THE EXERCISE:
The listing below begins with the first line you should copy; stop after the line containing "const legendGap = 49;", and drop every picture.

.....

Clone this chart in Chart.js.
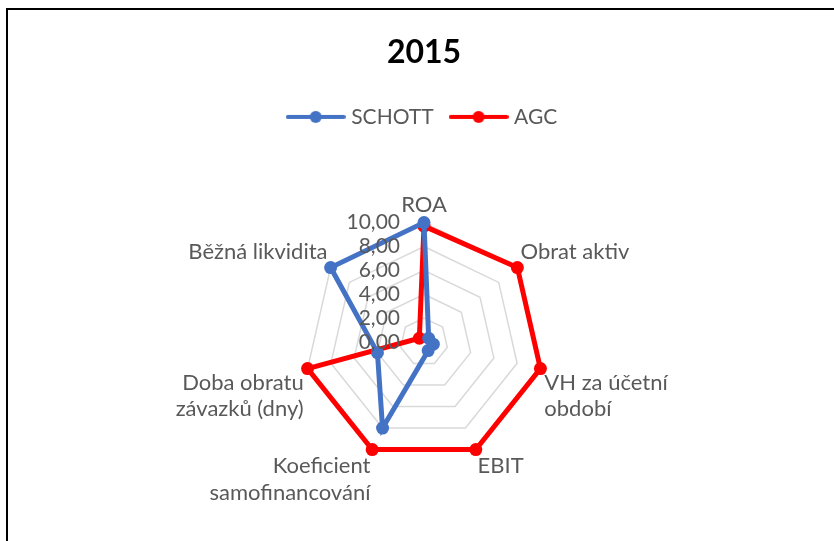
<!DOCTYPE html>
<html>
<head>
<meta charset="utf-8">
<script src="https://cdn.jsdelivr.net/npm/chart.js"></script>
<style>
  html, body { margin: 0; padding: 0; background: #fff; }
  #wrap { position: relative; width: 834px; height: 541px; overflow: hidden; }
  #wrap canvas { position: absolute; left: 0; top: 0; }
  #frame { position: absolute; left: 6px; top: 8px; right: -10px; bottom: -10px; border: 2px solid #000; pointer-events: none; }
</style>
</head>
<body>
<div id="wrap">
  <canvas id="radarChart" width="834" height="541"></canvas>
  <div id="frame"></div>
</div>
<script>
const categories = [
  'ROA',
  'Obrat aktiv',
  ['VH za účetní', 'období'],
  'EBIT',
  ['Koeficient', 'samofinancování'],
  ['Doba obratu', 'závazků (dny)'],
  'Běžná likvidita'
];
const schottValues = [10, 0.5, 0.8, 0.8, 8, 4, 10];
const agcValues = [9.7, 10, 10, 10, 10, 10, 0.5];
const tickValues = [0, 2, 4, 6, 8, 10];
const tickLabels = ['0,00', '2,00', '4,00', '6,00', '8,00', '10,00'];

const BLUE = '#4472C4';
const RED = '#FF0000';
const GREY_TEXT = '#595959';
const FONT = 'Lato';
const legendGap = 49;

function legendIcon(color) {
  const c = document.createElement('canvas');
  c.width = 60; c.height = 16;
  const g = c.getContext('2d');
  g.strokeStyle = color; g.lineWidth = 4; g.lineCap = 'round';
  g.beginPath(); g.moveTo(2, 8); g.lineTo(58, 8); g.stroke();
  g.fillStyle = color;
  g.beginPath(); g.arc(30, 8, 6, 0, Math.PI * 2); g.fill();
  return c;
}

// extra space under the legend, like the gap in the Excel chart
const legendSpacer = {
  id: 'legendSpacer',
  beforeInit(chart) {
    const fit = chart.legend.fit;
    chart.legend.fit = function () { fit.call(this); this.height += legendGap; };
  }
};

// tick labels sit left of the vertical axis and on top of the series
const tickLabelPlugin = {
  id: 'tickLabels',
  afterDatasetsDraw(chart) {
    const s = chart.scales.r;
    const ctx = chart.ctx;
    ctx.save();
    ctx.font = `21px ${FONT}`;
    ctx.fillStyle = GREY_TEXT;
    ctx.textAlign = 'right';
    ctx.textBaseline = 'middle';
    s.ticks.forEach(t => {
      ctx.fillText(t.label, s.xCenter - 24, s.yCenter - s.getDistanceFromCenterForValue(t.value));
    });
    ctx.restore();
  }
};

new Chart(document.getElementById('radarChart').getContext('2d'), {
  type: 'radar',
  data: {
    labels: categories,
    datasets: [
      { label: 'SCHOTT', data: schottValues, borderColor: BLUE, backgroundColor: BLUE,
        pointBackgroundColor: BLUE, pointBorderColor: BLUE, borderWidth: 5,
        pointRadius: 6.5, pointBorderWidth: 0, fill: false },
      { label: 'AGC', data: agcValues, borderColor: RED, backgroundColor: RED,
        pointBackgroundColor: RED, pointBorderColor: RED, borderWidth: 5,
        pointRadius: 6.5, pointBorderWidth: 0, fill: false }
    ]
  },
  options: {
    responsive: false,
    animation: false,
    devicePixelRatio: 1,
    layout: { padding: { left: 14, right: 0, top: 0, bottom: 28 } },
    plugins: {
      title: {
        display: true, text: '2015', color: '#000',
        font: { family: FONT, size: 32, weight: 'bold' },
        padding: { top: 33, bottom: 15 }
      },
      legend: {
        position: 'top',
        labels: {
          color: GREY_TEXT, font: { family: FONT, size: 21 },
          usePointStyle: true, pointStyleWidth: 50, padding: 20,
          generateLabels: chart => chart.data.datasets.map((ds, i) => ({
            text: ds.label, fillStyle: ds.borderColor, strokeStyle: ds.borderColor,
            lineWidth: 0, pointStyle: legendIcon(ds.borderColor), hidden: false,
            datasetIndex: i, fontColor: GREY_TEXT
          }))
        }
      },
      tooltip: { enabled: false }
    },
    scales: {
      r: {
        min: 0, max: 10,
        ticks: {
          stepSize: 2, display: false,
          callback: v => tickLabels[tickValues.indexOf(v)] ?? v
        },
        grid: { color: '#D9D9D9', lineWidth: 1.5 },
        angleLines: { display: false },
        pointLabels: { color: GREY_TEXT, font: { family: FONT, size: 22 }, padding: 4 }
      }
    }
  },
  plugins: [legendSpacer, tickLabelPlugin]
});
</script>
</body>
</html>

.....

ANSWER TO THE TASK:
Clone this chart in Chart.js.
<!DOCTYPE html>
<html>
<head>
<meta charset="utf-8">
<script src="https://cdn.jsdelivr.net/npm/chart.js"></script>
<style>
  html, body { margin: 0; padding: 0; background: #fff; }
  #wrap { position: relative; width: 834px; height: 541px; overflow: hidden; }
  #wrap canvas { position: absolute; left: 0; top: 0; }
  #frame { position: absolute; left: 6px; top: 8px; right: -10px; bottom: -10px; border: 2px solid #000; pointer-events: none; }
</style>
</head>
<body>
<div id="wrap">
  <canvas id="radarChart" width="834" height="541"></canvas>
  <div id="frame"></div>
</div>
<script>
const categories = [
  'ROA',
  'Obrat aktiv',
  ['VH za účetní', 'období'],
  'EBIT',
  ['Koeficient', 'samofinancování'],
  ['Doba obratu', 'závazků (dny)'],
  'Běžná likvidita'
];
const schottValues = [10, 0.5, 0.8, 0.8, 8, 4, 10];
const agcValues = [9.7, 10, 10, 10, 10, 10, 0.5];
const tickValues = [0, 2, 4, 6, 8, 10];
const tickLabels = ['0,00', '2,00', '4,00', '6,00', '8,00', '10,00'];

const BLUE = '#4472C4';
const RED = '#FF0000';
const GREY_TEXT = '#595959';
const FONT = 'Lato';
const legendGap = 49;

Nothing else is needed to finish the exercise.